Other retailers have tried broadening the scope of the job description to attract more candidates: athleticwear brand Vuori, for example, created a new role called “omni associates” last year. These employees typically spend two days a week working in customer service, and three days working on the floor at one of Vuori’s nine stores.
“Our omni program continues to attract great candidates…because they see the value in working in two different departments,” Catherine Pike, senior director of retail at Vuori, said in an email. She also said that Vuori also tries to use its status as a fast-growing startup — the company was founded in 2013, and nearly tripled its revenue last year — as a selling point.
“We see that they are inspired by the potential for promotion and many of our associates have goals to move to new cities across the US where we are opening stores in order to be a part of bringing Vuori to new communities,” she said.
Still, it is taking Vuori longer to find enough qualified candidates. Pike said the biggest change Vuori has had to make to hiring in recent months is to simply bake more time into the interview process.

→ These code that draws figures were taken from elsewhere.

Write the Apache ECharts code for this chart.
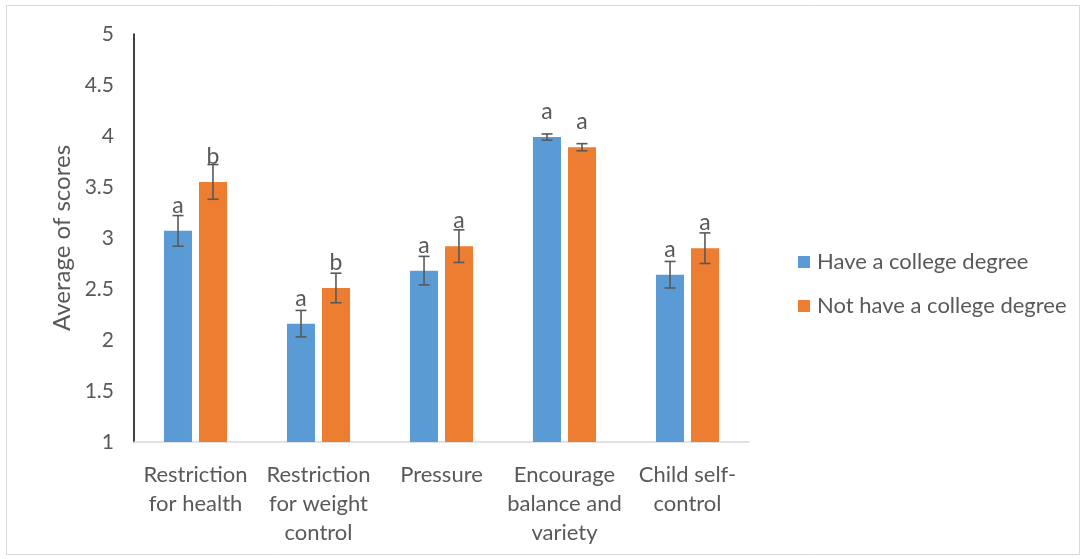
<!DOCTYPE html>
<html>
<head>
<meta charset="utf-8">
<script src="https://cdn.jsdelivr.net/npm/echarts@6/dist/echarts.min.js"></script>
<style>html,body{margin:0;padding:0;background:#fff}#c{width:1083px;height:559px}</style>
</head>
<body>
<div id="c"></div>
<script>
var categories = ['Restriction\nfor health', 'Restriction\nfor weight\ncontrol', 'Pressure', 'Encourage\nbalance and\nvariety', 'Child self-\ncontrol'];
var seriesNames = ['Have a college degree', 'Not have a college degree'];
var collegeValues = [3.07, 2.16, 2.68, 3.99, 2.64];
var collegeErrors = [0.15, 0.13, 0.14, 0.03, 0.13];
var collegeLetters = ['a', 'a', 'a', 'a', 'a'];
var noCollegeValues = [3.55, 2.51, 2.92, 3.89, 2.90];
var noCollegeErrors = [0.17, 0.145, 0.16, 0.035, 0.15];
var noCollegeLetters = ['b', 'b', 'a', 'a', 'a'];
var yTicks = [1, 1.5, 2, 2.5, 3, 3.5, 4, 4.5, 5];

var FONT = 'Lato, "Open Sans", sans-serif';
var TXT = '#595959';
var BAR_W = 0.228;   // fraction of band
var OFFSET = 0.142;  // center offset fraction of band

function errSeries(values, errors, letters, sign) {
  var data = values.map(function (v, i) { return [i, v, errors[i]]; });
  return {
    type: 'custom',
    z: 10,
    silent: true,
    data: data,
    renderItem: function (params, api) {
      var i = api.value(0), v = api.value(1), e = api.value(2);
      var band = api.size([1, 0])[0];
      var c = api.coord([i, v]);
      var x = c[0] + sign * OFFSET * band;
      var top = api.coord([i, v + e])[1];
      var bot = api.coord([i, v - e])[1];
      var cap = 5.5;
      var st = { stroke: '#595959', lineWidth: 1.6 };
      return {
        type: 'group',
        children: [
          { type: 'line', shape: { x1: x, y1: top, x2: x, y2: bot }, style: st },
          { type: 'line', shape: { x1: x - cap, y1: top, x2: x + cap, y2: top }, style: st },
          { type: 'line', shape: { x1: x - cap, y1: bot, x2: x + cap, y2: bot }, style: st },
          { type: 'text', style: { text: letters[i], x: x, y: c[1] - 14, align: 'center', verticalAlign: 'bottom', fill: TXT, font: '23px ' + FONT } }
        ]
      };
    }
  };
}

var chart = echarts.init(document.getElementById('c'), null, { renderer: 'canvas' });
chart.setOption({
  animation: false,
  backgroundColor: '#fff',
  graphic: [{ type: 'rect', shape: { x: 6.5, y: 5.5, width: 1073, height: 549 }, style: { fill: 'none', stroke: '#d9d9d9', lineWidth: 1 }, silent: true }],
  grid: { left: 134, right: 334, top: 34, bottom: 117 },
  legend: {
    orient: 'vertical',
    left: 793,
    top: 246,
    itemWidth: 12,
    itemHeight: 12,
    itemGap: 22,
    icon: 'rect',
    textStyle: { fontSize: 22, color: TXT, fontFamily: FONT, padding: [0, 0, 0, 2] },
    data: seriesNames
  },
  xAxis: {
    type: 'category',
    data: categories,
    axisLine: { lineStyle: { color: '#d9d9d9', width: 1.5 } },
    axisTick: { show: false },
    axisLabel: { fontSize: 22, color: TXT, fontFamily: FONT, lineHeight: 29, margin: 18, interval: 0 }
  },
  yAxis: {
    type: 'value',
    min: 1, max: 5, interval: 0.5,
    name: 'Average of scores',
    nameLocation: 'middle',
    nameGap: 60,
    nameTextStyle: { fontSize: 24, color: TXT, fontFamily: FONT },
    axisLine: { show: true, lineStyle: { color: '#000', width: 1.5 } },
    axisTick: { show: false },
    splitLine: { show: false },
    axisLabel: { fontSize: 21, color: TXT, fontFamily: FONT, margin: 20, formatter: function (v) { return yTicks.indexOf(v) >= 0 ? String(v) : ''; } }
  },
  series: [
    { name: seriesNames[0], type: 'bar', data: collegeValues, barWidth: (BAR_W * 100) + '%', barGap: '25%', itemStyle: { color: '#5B9BD5' } },
    { name: seriesNames[1], type: 'bar', data: noCollegeValues, barWidth: (BAR_W * 100) + '%', itemStyle: { color: '#ED7D31' } },
    errSeries(collegeValues, collegeErrors, collegeLetters, -1),
    errSeries(noCollegeValues, noCollegeErrors, noCollegeLetters, 1)
  ]
});
</script>
</body>
</html>
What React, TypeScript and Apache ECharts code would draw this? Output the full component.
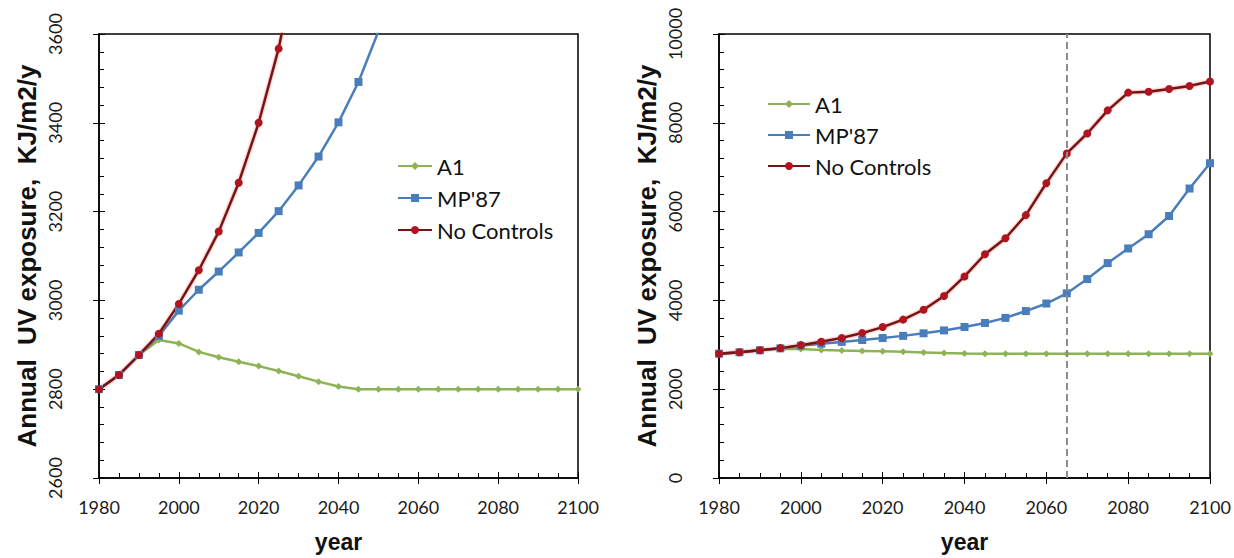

Those changes don’t address all the challenges that retailers face in convincing more people to take a job in retail. During the pandemic, some workers quit after facing hostility from customers that were asked to wear a mask or abide by social distancing guidelines. One former Target worker who quit last July, for example, previously told Modern Retail that the job started to take more of an emotional toll on her after some customers would lecture her about how the coronavirus was a hoax after she asked them to stand six feet away from her. “Retail is hard enough outside of a pandemic,” she said.
And the fears of facing customers angry over Covid protocols haven’t completely subsided, particularly as the number of coronavirus cases in the U.S. rises again, thanks to the Delta variant.
Neil Saunders, managing director of GlobalData Retail, said in an email that another challenge retailers face in recruiting applicants is the lack of flexibility and irregular shifts that have long plagued retail. Though some states like California have passed laws that curb retailers’ ability to only schedule employees at the last minute, at many retail stores, getting called in to work last minute isn’t out of the question.
“Higher pay is helpful but the big problem a lot of people have is irregular shift patterns and variable hours,” he wrote. “This makes it very difficult for people to plan things with families and other activities and it puts them off retail work.”
The next couple of months will prove out which retailers have the right mix of incentives. Target typically has one of the biggest holiday hiring drives, having hired more than 130,000 seasonal workers last holiday season, while many other big-box retailers typically hire tens of thousands of workers in the lead up to Black Friday. The more job openings a retailer has, the closer it gets to the holidays, the more likely it is that they will have to ramp up incentives in order to get those jobs filled.
For retailers who find themselves short-staffed over the holidays — it might not completely derail their sales momentum, but it will likely mean that they will have to pay overtime to existing employees. It might also result in longer lines and wait times for popular services like buy online, pickup in-store — which might lead some customers to go with another retailer for last-minute orders.
“With a recruiting firm that I was talking to, they’re like, if you don’t have jobs posted for holiday, now, you’re kind of behind the Eight Ball,” said Kondrat.